White House indecision is making conditions on the battlefield more difficult as well. Retired U.S. Army General and former CIA Director David Petraeus recently commented that even the U.S. military would be unable to win this fight (“the truth is we could not have done this”) given the same constraints that the White House has imposed upon the Ukrainian Army — namely the absence of air superiority and ability to shape the battlefield for a combined arms operation.

Petraeus also noted in a Washington Post opinion he co-authored with Frederick W. Kagan that “Ukraine has none of the advantages the United States had in [Operations Desert Storm and Iraqi Freedom]. In both Iraq-related cases, coalition forces benefited from air supremacy, while Ukrainian aircraft cannot operate over Russian lines and cannot prevent Russian aircraft and helicopters from hitting their own advancing troops. And Ukraine has been given too few armored breaching systems.”

Petraeus added that “Ukraine needs long-range precision-strike capabilities such as ATACMS. It needs cluster munitions for its rockets, not just its artillery rounds. It needs more ammunition to sustain the offensive. And it needs the accelerated delivery of F-16s. In truth, Ukraine needed these capabilities months ago.”

How can we expect Ukraine to advance rapidly through successive Russian defensive belts without precision deep-strike capability and air superiority?

With the addition of U.S. precision deep-strike munitions, an accelerated timeline for the introduction of fighter jets, intelligence and engineering assets to clear minefields and obstacles rapidly, Ukraine can attack Russia’s ability to wage war in Ukraine through interdiction — the deep fight, strike back at drone and missile launch sites targeting civilians by defeating the weapon system at the point of origin versus the missile in flight, and expedite the close fight and breakthroughs of Russian defensive belts.

Ukraine is on the correct glidepath to win this war, and Crimea will be the determining factor. It is the “decisive terrain.” They can push Russian forces out of the Ukraine mainland and the Crimean Peninsula, but Biden must listen to his military experts — his commanders, SECDEF, CJCS and the plethora of retired general officers at his disposal.

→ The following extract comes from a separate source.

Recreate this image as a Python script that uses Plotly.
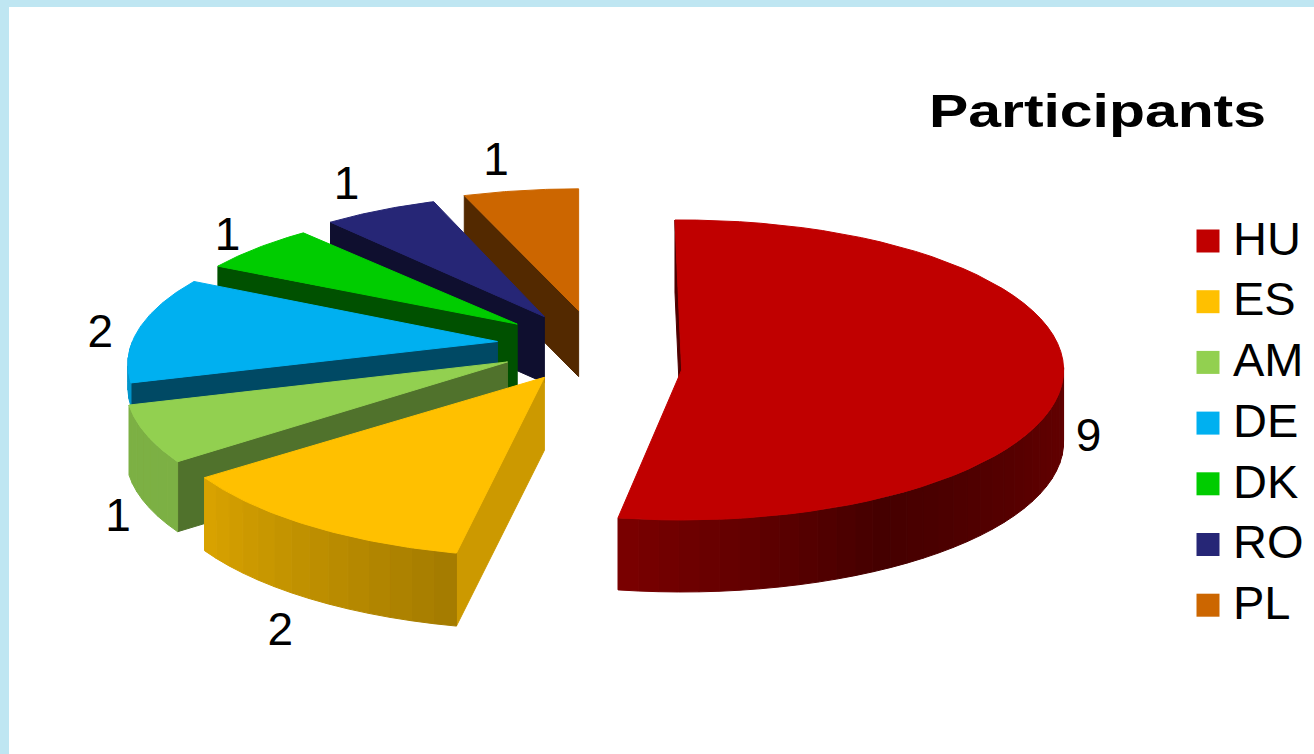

Biden must enable Ukraine to win. That means getting the weapons, munitions and intelligence they need now, not six to 12 months from now. We developed a vaccine for the COVID-19 virus in four months, but such things require one’s heart to be in it. Right now, Biden’s is not.

Biden must therefore relinquish control of what Hodges called the “8,000-mile screwdriver from [the] Pentagon to [the] Ukrainian front lines” and let Zelensky and his generals fight their fight. Support the war effort — do not dictate from the Oval Office or defer to Foggy Bottom. 

Biden must stop cowering at Putin’s “red lines,” overcome his “escalation paralysis,” and push ahead for the decisive knockout blow. To echo Keane, “America should stop the criticism about what Ukraine is doing and focus instead on helping Ukraine achieve our common aims as rapidly as possible. That would be sound strategy.”

Col. (Ret.) Jonathan Sweet served 30 years as a military intelligence officer. He led the U.S. European Command Intelligence Engagement Division from 2012 to 2014. Mark Toth, an economist and entrepreneur, is a former board member of the World Trade Center, St. Louis.